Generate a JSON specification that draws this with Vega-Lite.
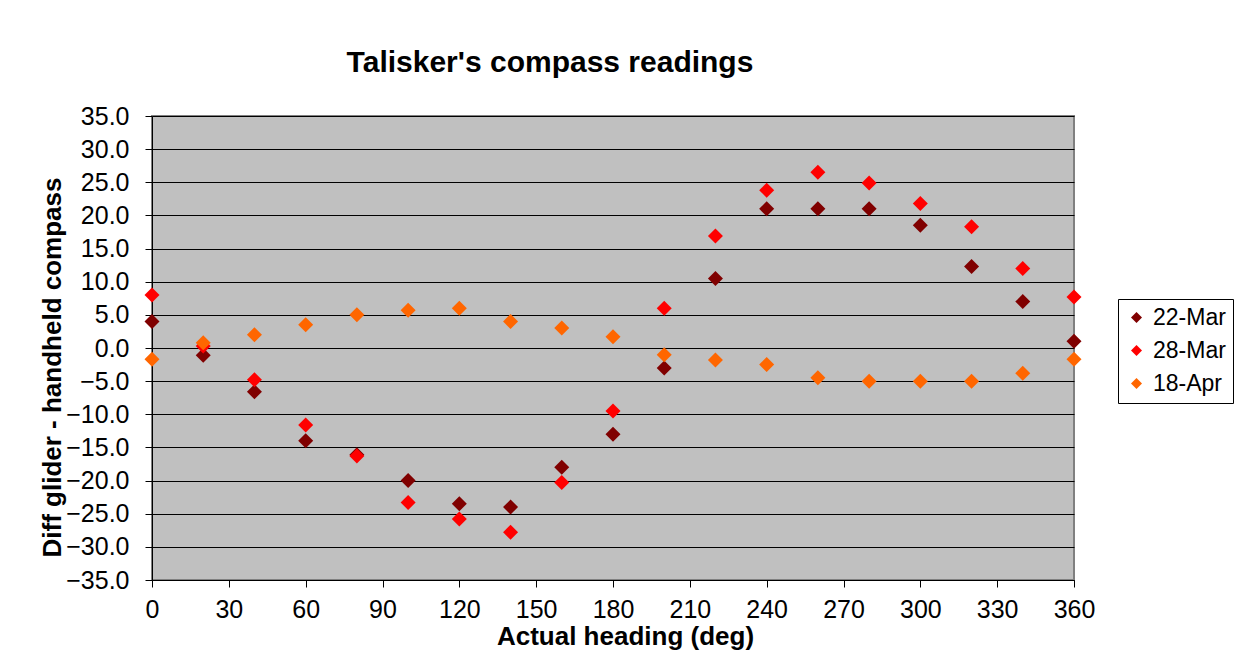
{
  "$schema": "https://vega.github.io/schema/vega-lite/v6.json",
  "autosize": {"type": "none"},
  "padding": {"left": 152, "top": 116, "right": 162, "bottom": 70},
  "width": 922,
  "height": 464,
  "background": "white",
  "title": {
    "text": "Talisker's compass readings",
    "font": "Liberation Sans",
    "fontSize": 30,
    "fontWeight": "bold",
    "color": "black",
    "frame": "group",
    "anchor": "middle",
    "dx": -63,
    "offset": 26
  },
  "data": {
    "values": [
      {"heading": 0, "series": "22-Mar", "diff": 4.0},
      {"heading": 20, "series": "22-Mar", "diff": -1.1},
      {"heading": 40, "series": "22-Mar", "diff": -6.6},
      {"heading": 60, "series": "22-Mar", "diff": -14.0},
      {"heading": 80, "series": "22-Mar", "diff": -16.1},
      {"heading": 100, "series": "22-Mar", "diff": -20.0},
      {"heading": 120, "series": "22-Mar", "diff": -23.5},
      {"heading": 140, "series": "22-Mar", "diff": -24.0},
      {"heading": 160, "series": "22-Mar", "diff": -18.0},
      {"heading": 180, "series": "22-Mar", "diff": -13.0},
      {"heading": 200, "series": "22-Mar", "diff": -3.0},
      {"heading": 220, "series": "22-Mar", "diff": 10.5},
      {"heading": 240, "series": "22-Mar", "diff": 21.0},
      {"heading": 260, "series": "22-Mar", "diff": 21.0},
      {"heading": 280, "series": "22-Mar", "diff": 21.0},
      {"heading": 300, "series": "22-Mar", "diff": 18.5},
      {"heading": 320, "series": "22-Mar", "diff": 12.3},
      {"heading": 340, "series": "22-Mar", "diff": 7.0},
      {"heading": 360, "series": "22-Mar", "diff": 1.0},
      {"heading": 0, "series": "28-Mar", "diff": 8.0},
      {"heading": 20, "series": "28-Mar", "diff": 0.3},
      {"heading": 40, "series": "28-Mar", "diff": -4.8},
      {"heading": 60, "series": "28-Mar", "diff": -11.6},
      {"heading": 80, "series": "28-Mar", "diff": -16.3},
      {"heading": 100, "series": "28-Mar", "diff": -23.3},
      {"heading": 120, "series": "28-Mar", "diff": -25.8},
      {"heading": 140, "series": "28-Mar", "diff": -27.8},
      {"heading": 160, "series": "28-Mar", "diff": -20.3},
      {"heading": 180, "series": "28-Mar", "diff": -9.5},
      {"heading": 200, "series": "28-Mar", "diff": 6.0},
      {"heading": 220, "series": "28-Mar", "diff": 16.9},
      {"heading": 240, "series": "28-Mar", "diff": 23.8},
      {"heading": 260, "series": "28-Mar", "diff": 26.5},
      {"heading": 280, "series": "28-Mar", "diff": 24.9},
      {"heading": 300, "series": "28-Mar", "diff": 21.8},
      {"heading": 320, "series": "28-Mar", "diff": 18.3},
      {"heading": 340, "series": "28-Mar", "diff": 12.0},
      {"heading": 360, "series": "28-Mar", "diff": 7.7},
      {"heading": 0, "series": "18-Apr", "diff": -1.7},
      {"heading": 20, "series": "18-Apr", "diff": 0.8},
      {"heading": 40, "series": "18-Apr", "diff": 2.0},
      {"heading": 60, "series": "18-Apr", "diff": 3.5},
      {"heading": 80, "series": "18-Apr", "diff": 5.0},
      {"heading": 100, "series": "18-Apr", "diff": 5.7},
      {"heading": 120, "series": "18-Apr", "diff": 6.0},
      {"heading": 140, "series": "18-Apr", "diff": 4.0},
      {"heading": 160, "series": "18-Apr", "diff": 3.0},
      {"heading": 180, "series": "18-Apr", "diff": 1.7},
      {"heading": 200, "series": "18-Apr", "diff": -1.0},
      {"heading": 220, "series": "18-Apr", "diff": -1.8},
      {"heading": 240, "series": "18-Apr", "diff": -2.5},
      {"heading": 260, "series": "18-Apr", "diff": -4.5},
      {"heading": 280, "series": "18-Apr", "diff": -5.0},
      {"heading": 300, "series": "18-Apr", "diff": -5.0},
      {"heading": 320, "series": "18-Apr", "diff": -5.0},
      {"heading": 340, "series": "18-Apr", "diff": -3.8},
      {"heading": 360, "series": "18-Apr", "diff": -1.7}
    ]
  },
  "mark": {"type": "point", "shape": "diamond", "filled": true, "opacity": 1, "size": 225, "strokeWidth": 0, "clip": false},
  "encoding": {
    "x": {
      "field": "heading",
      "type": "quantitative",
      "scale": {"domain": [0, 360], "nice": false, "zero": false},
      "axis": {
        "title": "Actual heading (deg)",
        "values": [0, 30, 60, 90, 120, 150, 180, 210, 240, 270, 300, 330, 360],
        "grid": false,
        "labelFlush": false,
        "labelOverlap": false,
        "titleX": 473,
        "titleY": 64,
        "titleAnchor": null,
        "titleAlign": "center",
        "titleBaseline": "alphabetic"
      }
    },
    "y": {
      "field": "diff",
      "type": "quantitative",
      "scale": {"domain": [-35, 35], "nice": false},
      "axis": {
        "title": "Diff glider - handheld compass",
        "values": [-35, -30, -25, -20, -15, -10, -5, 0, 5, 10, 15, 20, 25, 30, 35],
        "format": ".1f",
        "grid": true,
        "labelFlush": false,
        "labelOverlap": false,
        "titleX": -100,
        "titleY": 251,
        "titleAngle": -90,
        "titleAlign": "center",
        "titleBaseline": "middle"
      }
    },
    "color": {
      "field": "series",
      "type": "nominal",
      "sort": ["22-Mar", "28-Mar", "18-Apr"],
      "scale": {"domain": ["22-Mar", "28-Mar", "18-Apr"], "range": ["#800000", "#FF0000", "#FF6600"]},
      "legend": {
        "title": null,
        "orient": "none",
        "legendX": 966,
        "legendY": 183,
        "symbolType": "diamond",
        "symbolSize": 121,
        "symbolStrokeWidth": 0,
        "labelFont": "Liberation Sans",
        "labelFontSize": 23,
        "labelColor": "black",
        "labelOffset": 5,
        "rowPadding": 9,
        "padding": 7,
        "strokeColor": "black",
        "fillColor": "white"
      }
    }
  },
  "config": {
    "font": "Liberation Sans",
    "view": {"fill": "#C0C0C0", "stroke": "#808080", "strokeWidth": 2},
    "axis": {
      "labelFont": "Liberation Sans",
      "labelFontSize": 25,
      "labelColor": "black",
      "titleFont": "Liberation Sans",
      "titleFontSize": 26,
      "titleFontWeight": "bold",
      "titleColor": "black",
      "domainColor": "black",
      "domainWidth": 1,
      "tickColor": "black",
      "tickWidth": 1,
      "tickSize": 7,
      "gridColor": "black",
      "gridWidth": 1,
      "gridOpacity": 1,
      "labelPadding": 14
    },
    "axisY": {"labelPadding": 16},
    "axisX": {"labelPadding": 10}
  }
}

-- What is expected --
Copy the listing word for word, excluding its pictures.

-- Expected output --
Generate a JSON specification that draws this with Vega-Lite.
{
  "$schema": "https://vega.github.io/schema/vega-lite/v6.json",
  "autosize": {"type": "none"},
  "padding": {"left": 152, "top": 116, "right": 162, "bottom": 70},
  "width": 922,
  "height": 464,
  "background": "white",
  "title": {
    "text": "Talisker's compass readings",
    "font": "Liberation Sans",
    "fontSize": 30,
    "fontWeight": "bold",
    "color": "black",
    "frame": "group",
    "anchor": "middle",
    "dx": -63,
    "offset": 26
  },
  "data": {
    "values": [
      {"heading": 0, "series": "22-Mar", "diff": 4.0},
      {"heading": 20, "series": "22-Mar", "diff": -1.1},
      {"heading": 40, "series": "22-Mar", "diff": -6.6},
      {"heading": 60, "series": "22-Mar", "diff": -14.0},
      {"heading": 80, "series": "22-Mar", "diff": -16.1},
      {"heading": 100, "series": "22-Mar", "diff": -20.0},
      {"heading": 120, "series": "22-Mar", "diff": -23.5},
      {"heading": 140, "series": "22-Mar", "diff": -24.0},
      {"heading": 160, "series": "22-Mar", "diff": -18.0},
      {"heading": 180, "series": "22-Mar", "diff": -13.0},
      {"heading": 200, "series": "22-Mar", "diff": -3.0},
      {"heading": 220, "series": "22-Mar", "diff": 10.5},
      {"heading": 240, "series": "22-Mar", "diff": 21.0},
      {"heading": 260, "series": "22-Mar", "diff": 21.0},
      {"heading": 280, "series": "22-Mar", "diff": 21.0},
      {"heading": 300, "series": "22-Mar", "diff": 18.5},
      {"heading": 320, "series": "22-Mar", "diff": 12.3},
      {"heading": 340, "series": "22-Mar", "diff": 7.0},
      {"heading": 360, "series": "22-Mar", "diff": 1.0},
      {"heading": 0, "series": "28-Mar", "diff": 8.0},
      {"heading": 20, "series": "28-Mar", "diff": 0.3},
      {"heading": 40, "series": "28-Mar", "diff": -4.8},
      {"heading": 60, "series": "28-Mar", "diff": -11.6},
      {"heading": 80, "series": "28-Mar", "diff": -16.3},
      {"heading": 100, "series": "28-Mar", "diff": -23.3},
      {"heading": 120, "series": "28-Mar", "diff": -25.8},
      {"heading": 140, "series": "28-Mar", "diff": -27.8},
      {"heading": 160, "series": "28-Mar", "diff": -20.3},
      {"heading": 180, "series": "28-Mar", "diff": -9.5},
      {"heading": 200, "series": "28-Mar", "diff": 6.0},
      {"heading": 220, "series": "28-Mar", "diff": 16.9},
      {"heading": 240, "series": "28-Mar", "diff": 23.8},
      {"heading": 260, "series": "28-Mar", "diff": 26.5},
      {"heading": 280, "series": "28-Mar", "diff": 24.9},
      {"heading": 300, "series": "28-Mar", "diff": 21.8},
      {"heading": 320, "series": "28-Mar", "diff": 18.3},
      {"heading": 340, "series": "28-Mar", "diff": 12.0},
      {"heading": 360, "series": "28-Mar", "diff": 7.7},
      {"heading": 0, "series": "18-Apr", "diff": -1.7},
      {"heading": 20, "series": "18-Apr", "diff": 0.8},
      {"heading": 40, "series": "18-Apr", "diff": 2.0},
      {"heading": 60, "series": "18-Apr", "diff": 3.5},
      {"heading": 80, "series": "18-Apr", "diff": 5.0},
      {"heading": 100, "series": "18-Apr", "diff": 5.7},
      {"heading": 120, "series": "18-Apr", "diff": 6.0},
      {"heading": 140, "series": "18-Apr", "diff": 4.0},
      {"heading": 160, "series": "18-Apr", "diff": 3.0},
      {"heading": 180, "series": "18-Apr", "diff": 1.7},
      {"heading": 200, "series": "18-Apr", "diff": -1.0},
      {"heading": 220, "series": "18-Apr", "diff": -1.8},
      {"heading": 240, "series": "18-Apr", "diff": -2.5},
      {"heading": 260, "series": "18-Apr", "diff": -4.5},
      {"heading": 280, "series": "18-Apr", "diff": -5.0},
      {"heading": 300, "series": "18-Apr", "diff": -5.0},
      {"heading": 320, "series": "18-Apr", "diff": -5.0},
      {"heading": 340, "series": "18-Apr", "diff": -3.8},
      {"heading": 360, "series": "18-Apr", "diff": -1.7}
    ]
  },
  "mark": {"type": "point", "shape": "diamond", "filled": true, "opacity": 1, "size": 225, "strokeWidth": 0, "clip": false},
  "encoding": {
    "x": {
      "field": "heading",
      "type": "quantitative",
      "scale": {"domain": [0, 360], "nice": false, "zero": false},
      "axis": {
        "title": "Actual heading (deg)",
        "values": [0, 30, 60, 90, 120, 150, 180, 210, 240, 270, 300, 330, 360],
        "grid": false,
        "labelFlush": false,
        "labelOverlap": false,
        "titleX": 473,
        "titleY": 64,
        "titleAnchor": null,
        "titleAlign": "center",
        "titleBaseline": "alphabetic"
      }
    },
    "y": {
      "field": "diff",
      "type": "quantitative",
      "scale": {"domain": [-35, 35], "nice": false},
      "axis": {
        "title": "Diff glider - handheld compass",
        "values": [-35, -30, -25, -20, -15, -10, -5, 0, 5, 10, 15, 20, 25, 30, 35],
        "format": ".1f",
        "grid": true,
        "labelFlush": false,
        "labelOverlap": false,
        "titleX": -100,
        "titleY": 251,
        "titleAngle": -90,
        "titleAlign": "center",
        "titleBaseline": "middle"
      }
    },
    "color": {
      "field": "series",
      "type": "nominal",
      "sort": ["22-Mar", "28-Mar", "18-Apr"],
      "scale": {"domain": ["22-Mar", "28-Mar", "18-Apr"], "range": ["#800000", "#FF0000", "#FF6600"]},
      "legend": {
        "title": null,
        "orient": "none",
        "legendX": 966,
        "legendY": 183,
        "symbolType": "diamond",
        "symbolSize": 121,
        "symbolStrokeWidth": 0,
        "labelFont": "Liberation Sans",
        "labelFontSize": 23,
        "labelColor": "black",
        "labelOffset": 5,
        "rowPadding": 9,
        "padding": 7,
        "strokeColor": "black",
        "fillColor": "white"
      }
    }
  },
  "config": {
    "font": "Liberation Sans",
    "view": {"fill": "#C0C0C0", "stroke": "#808080", "strokeWidth": 2},
    "axis": {
      "labelFont": "Liberation Sans",
      "labelFontSize": 25,
      "labelColor": "black",
      "titleFont": "Liberation Sans",
      "titleFontSize": 26,
      "titleFontWeight": "bold",
      "titleColor": "black",
      "domainColor": "black",
      "domainWidth": 1,
      "tickColor": "black",
      "tickWidth": 1,
      "tickSize": 7,
      "gridColor": "black",
      "gridWidth": 1,
      "gridOpacity": 1,
      "labelPadding": 14
    },
    "axisY": {"labelPadding": 16},
    "axisX": {"labelPadding": 10}
  }
}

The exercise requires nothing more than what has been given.